Rashid Ali came to power only because Rommel's offensive in Libya gave the impression that the Axis would drive into the Middle East; the German onslaught into Greece reinforced this. But if Syria had declared for Free France, Iraq would have been completely isolated and I doubt that the "Golden Square" would dare to move against Britain.
In which case Iraq (and its oil) remains firmly under the British thumb.
So there's no way that say Iran or Iraq could export to the Soviets or Turks? IIRC weren't there some smaller fields that the west didn't control?
He was Prime Minister though before the coup, the Golden Square Coup was his effort to grab everything. If he remained in that position without launching the coup, he might be able to continue exerting pro-Axis influence.

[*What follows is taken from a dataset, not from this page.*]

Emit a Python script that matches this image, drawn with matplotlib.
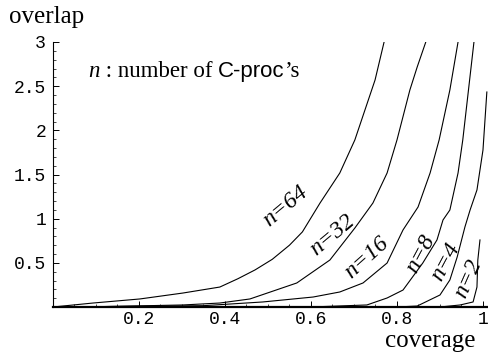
import numpy as np
import matplotlib
matplotlib.use("Agg")
import matplotlib.pyplot as plt
from matplotlib.ticker import MultipleLocator, FixedLocator

# curvas (coverage, overlap) para cada n
cov_64 = [0.0, 0.093, 0.202, 0.302, 0.388, 0.43, 0.47, 0.51, 0.55, 0.58, 0.621, 0.667, 0.702, 0.749, 0.770]
ovl_64 = [0.0, 0.045, 0.091, 0.158, 0.226, 0.32, 0.42, 0.54, 0.70, 0.85, 1.177, 1.517, 1.891, 2.570, 3.0]

cov_32 = [0.0, 0.10, 0.302, 0.388, 0.458, 0.567, 0.644, 0.702, 0.744, 0.777, 0.800, 0.830, 0.847, 0.867]
ovl_32 = [0.0, 0.003, 0.023, 0.045, 0.091, 0.272, 0.532, 0.894, 1.177, 1.517, 1.891, 2.457, 2.717, 3.0]

cov_16 = [0.0, 0.35, 0.488, 0.605, 0.667, 0.721, 0.777, 0.814, 0.849, 0.877, 0.898, 0.923, 0.942]
ovl_16 = [0.0, 0.015, 0.057, 0.113, 0.170, 0.272, 0.498, 0.872, 1.132, 1.517, 1.891, 2.457, 3.0]

cov_8 = [0.0, 0.60, 0.730, 0.777, 0.814, 0.860, 0.893, 0.907, 0.923, 0.942, 0.953, 0.979]
ovl_8 = [0.0, 0.0, 0.023, 0.102, 0.192, 0.498, 0.759, 0.985, 1.098, 1.517, 1.891, 3.0]

cov_4 = [0.0, 0.80, 0.847, 0.900, 0.923, 0.940, 0.958, 0.970, 0.986, 1.000, 1.009]
ovl_4 = [0.0, 0.0, 0.011, 0.136, 0.306, 0.566, 0.906, 1.098, 1.325, 1.777, 2.434]

cov_2 = [0.0, 0.90, 0.947, 0.977, 0.986, 0.988, 0.993]
ovl_2 = [0.0, 0.0, 0.023, 0.057, 0.226, 0.532, 0.759]

curvas = [(cov_64, ovl_64), (cov_32, ovl_32), (cov_16, ovl_16),
          (cov_8, ovl_8), (cov_4, ovl_4), (cov_2, ovl_2)]

# etiquetas de cada curva: texto, posicion y angulo
etiquetas = ["64", "32", "16", "8", "4", "2"]
etiq_x = [0.540, 0.649, 0.730, 0.856, 0.912, 0.965]
etiq_y = [1.14, 0.815, 0.555, 0.60, 0.51, 0.317]
etiq_ang = [40, 40, 42, 62, 62, 66]

xticks = [0.2, 0.4, 0.6, 0.8, 1.0]
xtick_labels = ["0.2", "0.4", "0.6", "0.8", "1"]
yticks = [0.5, 1.0, 1.5, 2.0, 2.5, 3.0]
ytick_labels = ["0.5", "1", "1.5", "2", "2.5", "3"]

serif = "Liberation Serif"
sans = "Liberation Sans"
mono = "Liberation Mono"

fig = plt.figure(figsize=(4.89, 3.52), dpi=100)
ax = fig.add_axes([53 / 489, 45 / 352, 436 / 489, 265 / 352])

for cx, cy in curvas:
    ax.plot(cx, cy, color="black", lw=0.8)

ax.set_xlim(0, 1.014)
ax.set_ylim(0, 3.0)

for s in ["top", "right"]:
    ax.spines[s].set_visible(False)
ax.spines["left"].set_linewidth(0.8)
ax.spines["bottom"].set_linewidth(1.6)

ax.xaxis.set_major_locator(FixedLocator(xticks))
ax.yaxis.set_major_locator(FixedLocator(yticks))
ax.xaxis.set_minor_locator(MultipleLocator(0.05))
ax.yaxis.set_minor_locator(MultipleLocator(0.1))
ax.set_xticklabels(xtick_labels, fontfamily=mono, fontsize=13)
ax.set_yticklabels(ytick_labels, fontfamily=mono, fontsize=13)
ax.tick_params(which="major", direction="in", length=4, width=0.7)
ax.tick_params(axis="x", which="major", pad=3)
ax.tick_params(axis="y", which="major", pad=5)
ax.tick_params(which="minor", direction="in", length=2, width=0.5)

for txt, x, y, a in zip(etiquetas, etiq_x, etiq_y, etiq_ang):
    ax.text(x, y, "n=" + txt, fontfamily=serif, style="italic", fontsize=17,
            rotation=a, rotation_mode="anchor", ha="center", va="center")

# texto de leyenda con varias fuentes
t1 = ax.text(0.082, 2.6, "n", fontfamily=serif, style="italic", fontsize=16.5, va="baseline")
t2 = ax.annotate(" : number of ", xy=(1, 0), xycoords=t1, fontfamily=serif,
                 fontsize=16.5, va="bottom")
t3 = ax.annotate("C-proc", xy=(1, 0), xycoords=t2, fontfamily=sans,
                 fontsize=16, va="bottom")
ax.annotate("\u2019s", xy=(1, 0), xycoords=t3, fontfamily=serif,
            fontsize=16.5, va="bottom")

fig.text(47 / 489, 1 - 17 / 352, "overlap", fontfamily=serif, fontsize=18,
         ha="center", va="center")
fig.text(430 / 489, 1 - 341 / 352, "coverage", fontfamily=serif, fontsize=18,
         ha="center", va="center")

fig.savefig("out.png", dpi=100)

I wonder if the Iraqi coup had been more succesful (and perhaps the initial British reaction less successful) if the Turks would have allowed the shipment of the oil to the Reich? If so would we see the Allies launch a direct intervention into Turkey? I don't think Turkey would have been as ridiculously easy to subdue as Iran. So if Turkey is directly forced into the Axis camp what would happen with Turkey post war? Would we see different allied occupation regions set up? Perhaps the Soviets might force an annexation of the Straits region (a la East Prussia ending up as Kalingrad).
I really don't see them going to war with Turkey just because there are no scenarios where it would be easier to do that than to just retake Iraq and garrison it.